Can You Write Your Own?
Yes. Many owners draft their own operating agreement, especially for simple companies. The key is to make sure the document matches the business and is internally consistent.
If your company has multiple owners, investor terms, special voting rights, or unusual profit-sharing arrangements, it may be wise to have an attorney review the agreement before you finalize it.
How Zenind Supports Louisiana LLC Founders
Zenind helps business owners form and manage companies with less friction. If you are building a Louisiana LLC, getting the formation documents right is only part of the process.
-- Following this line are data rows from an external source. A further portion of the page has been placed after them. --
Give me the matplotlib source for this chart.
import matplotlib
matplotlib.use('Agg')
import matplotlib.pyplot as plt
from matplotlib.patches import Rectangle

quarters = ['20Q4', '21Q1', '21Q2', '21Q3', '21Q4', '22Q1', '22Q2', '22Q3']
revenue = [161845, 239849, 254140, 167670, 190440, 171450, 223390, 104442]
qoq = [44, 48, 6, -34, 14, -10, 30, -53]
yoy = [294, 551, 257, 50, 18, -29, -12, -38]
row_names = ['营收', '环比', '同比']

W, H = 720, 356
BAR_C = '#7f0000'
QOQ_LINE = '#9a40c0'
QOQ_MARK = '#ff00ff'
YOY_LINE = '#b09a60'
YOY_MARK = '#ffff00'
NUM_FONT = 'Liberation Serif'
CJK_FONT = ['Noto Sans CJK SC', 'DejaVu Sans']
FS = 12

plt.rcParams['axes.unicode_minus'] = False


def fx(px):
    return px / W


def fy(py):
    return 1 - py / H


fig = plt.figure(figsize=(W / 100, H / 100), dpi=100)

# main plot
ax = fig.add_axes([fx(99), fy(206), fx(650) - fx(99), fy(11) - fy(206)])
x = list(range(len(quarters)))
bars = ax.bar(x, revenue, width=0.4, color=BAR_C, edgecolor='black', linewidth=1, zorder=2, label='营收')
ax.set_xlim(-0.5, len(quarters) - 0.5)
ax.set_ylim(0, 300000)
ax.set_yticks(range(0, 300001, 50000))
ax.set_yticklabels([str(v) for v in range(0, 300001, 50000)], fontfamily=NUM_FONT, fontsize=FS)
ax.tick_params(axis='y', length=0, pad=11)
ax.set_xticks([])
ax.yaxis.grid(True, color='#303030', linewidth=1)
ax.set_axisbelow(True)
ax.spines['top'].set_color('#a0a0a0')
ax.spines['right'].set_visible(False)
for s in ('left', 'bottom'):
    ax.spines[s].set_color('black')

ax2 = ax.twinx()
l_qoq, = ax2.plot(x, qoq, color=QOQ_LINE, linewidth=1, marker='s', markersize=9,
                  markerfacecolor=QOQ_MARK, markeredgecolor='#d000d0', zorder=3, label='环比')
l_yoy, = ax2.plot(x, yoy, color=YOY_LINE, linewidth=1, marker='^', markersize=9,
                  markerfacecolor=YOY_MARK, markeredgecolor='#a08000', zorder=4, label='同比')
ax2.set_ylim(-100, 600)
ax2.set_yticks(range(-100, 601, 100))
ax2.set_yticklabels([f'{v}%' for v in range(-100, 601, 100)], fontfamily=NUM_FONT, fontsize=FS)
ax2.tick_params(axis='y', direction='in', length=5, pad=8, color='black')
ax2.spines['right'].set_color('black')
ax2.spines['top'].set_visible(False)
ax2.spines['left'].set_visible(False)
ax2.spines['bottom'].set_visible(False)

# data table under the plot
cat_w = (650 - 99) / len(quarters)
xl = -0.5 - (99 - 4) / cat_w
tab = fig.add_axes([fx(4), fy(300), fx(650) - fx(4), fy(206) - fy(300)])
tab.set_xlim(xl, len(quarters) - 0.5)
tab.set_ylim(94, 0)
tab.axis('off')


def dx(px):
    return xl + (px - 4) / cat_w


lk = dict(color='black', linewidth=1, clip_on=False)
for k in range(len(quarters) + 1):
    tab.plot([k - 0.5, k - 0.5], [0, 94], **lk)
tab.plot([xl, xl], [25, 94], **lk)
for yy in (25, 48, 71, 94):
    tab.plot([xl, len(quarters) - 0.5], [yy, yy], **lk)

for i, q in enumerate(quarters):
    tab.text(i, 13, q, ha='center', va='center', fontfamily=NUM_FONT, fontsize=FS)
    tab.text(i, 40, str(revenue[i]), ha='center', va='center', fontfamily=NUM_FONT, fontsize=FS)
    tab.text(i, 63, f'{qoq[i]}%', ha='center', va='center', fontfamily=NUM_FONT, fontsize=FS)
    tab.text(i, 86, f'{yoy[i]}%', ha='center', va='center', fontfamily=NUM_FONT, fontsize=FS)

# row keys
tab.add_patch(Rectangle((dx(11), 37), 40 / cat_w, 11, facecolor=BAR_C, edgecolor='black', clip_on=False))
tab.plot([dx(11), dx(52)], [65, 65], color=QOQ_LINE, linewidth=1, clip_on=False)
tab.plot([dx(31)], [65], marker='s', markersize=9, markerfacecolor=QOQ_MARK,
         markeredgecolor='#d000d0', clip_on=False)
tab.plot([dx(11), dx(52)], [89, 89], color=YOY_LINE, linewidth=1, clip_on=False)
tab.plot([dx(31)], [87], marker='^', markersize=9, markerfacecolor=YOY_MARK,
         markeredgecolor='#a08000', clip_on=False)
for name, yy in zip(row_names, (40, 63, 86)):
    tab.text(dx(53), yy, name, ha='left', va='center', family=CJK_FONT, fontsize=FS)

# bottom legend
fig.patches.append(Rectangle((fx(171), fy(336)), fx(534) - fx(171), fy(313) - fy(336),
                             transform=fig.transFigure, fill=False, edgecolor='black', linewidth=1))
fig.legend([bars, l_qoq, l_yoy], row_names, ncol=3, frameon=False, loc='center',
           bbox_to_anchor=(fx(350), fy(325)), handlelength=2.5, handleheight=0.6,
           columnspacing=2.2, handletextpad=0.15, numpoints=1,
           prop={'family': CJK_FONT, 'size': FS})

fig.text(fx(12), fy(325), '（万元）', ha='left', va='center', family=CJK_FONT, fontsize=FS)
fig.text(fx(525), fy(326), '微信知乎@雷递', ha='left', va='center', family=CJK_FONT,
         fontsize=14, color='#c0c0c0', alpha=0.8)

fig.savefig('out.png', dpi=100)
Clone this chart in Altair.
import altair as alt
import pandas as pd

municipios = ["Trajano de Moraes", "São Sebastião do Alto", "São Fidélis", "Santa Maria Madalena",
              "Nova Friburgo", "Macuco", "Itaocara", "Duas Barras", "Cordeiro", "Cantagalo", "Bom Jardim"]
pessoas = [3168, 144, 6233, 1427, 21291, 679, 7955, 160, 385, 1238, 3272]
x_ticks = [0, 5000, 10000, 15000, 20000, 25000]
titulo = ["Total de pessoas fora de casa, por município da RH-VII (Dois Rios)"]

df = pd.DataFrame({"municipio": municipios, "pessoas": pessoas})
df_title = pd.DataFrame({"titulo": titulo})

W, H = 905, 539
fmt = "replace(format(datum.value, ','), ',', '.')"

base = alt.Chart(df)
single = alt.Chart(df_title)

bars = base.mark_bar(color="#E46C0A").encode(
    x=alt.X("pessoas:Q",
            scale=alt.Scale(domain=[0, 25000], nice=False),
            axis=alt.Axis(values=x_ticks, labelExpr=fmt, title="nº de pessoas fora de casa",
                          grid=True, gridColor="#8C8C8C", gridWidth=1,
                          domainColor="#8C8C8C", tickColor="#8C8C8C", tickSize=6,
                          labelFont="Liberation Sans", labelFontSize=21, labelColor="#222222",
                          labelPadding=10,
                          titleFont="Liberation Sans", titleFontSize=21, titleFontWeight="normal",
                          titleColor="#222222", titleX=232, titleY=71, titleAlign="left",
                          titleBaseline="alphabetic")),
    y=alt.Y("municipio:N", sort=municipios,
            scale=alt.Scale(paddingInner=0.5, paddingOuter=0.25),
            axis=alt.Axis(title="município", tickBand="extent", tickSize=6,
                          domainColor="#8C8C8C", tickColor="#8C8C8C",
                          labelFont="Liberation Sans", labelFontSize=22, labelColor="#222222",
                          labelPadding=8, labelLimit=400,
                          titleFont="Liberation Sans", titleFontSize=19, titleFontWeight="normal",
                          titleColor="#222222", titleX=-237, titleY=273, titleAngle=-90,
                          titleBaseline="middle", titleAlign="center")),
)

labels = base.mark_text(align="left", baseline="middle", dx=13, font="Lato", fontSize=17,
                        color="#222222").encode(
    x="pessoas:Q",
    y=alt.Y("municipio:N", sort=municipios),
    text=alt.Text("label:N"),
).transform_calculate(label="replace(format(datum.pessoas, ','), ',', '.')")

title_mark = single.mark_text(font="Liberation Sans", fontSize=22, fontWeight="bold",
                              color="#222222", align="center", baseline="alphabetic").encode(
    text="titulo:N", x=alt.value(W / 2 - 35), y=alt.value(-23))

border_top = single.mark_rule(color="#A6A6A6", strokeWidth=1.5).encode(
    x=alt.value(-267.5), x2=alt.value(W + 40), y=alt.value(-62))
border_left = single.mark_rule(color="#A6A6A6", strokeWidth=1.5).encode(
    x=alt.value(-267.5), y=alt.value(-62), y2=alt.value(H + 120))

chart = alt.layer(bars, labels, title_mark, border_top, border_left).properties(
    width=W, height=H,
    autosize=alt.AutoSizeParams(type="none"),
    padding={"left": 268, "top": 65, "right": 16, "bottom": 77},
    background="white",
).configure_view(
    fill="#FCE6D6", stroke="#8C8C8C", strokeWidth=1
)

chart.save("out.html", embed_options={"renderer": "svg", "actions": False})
You also need internal rules that support the long-term health of the company.
A well-prepared operating agreement can help you stay organized, reduce avoidable disputes, and present a more professional business structure from day one.
Frequently Asked Questions
Is an LLC operating agreement required in Louisiana?
It is generally not required to file one with the state, but having one is strongly recommended for nearly every Louisiana LLC.
Do I need an operating agreement for a single-member LLC?
Yes, it is still a good idea. A single-member LLC operating agreement can help document ownership, preserve formal separations, and support business operations.
Do I file the operating agreement with the Louisiana Secretary of State?
Typically no. It is usually an internal company document kept with the business records.
Can I change the operating agreement later?
Yes, as long as the agreement allows amendments and the required approval process is followed.
Should a lawyer review my operating agreement?
If your LLC is simple, you may be able to draft one yourself. For more complex ownership or management structures, legal review is a prudent step.
Final Thoughts
A Louisiana LLC operating agreement gives your business structure, clarity, and flexibility. It helps owners define rights and responsibilities before disagreements arise and creates a practical framework for managing the company as it grows.
If you are forming a Louisiana LLC, make the operating agreement part of the setup process, not an afterthought. The time invested now can save significant trouble later.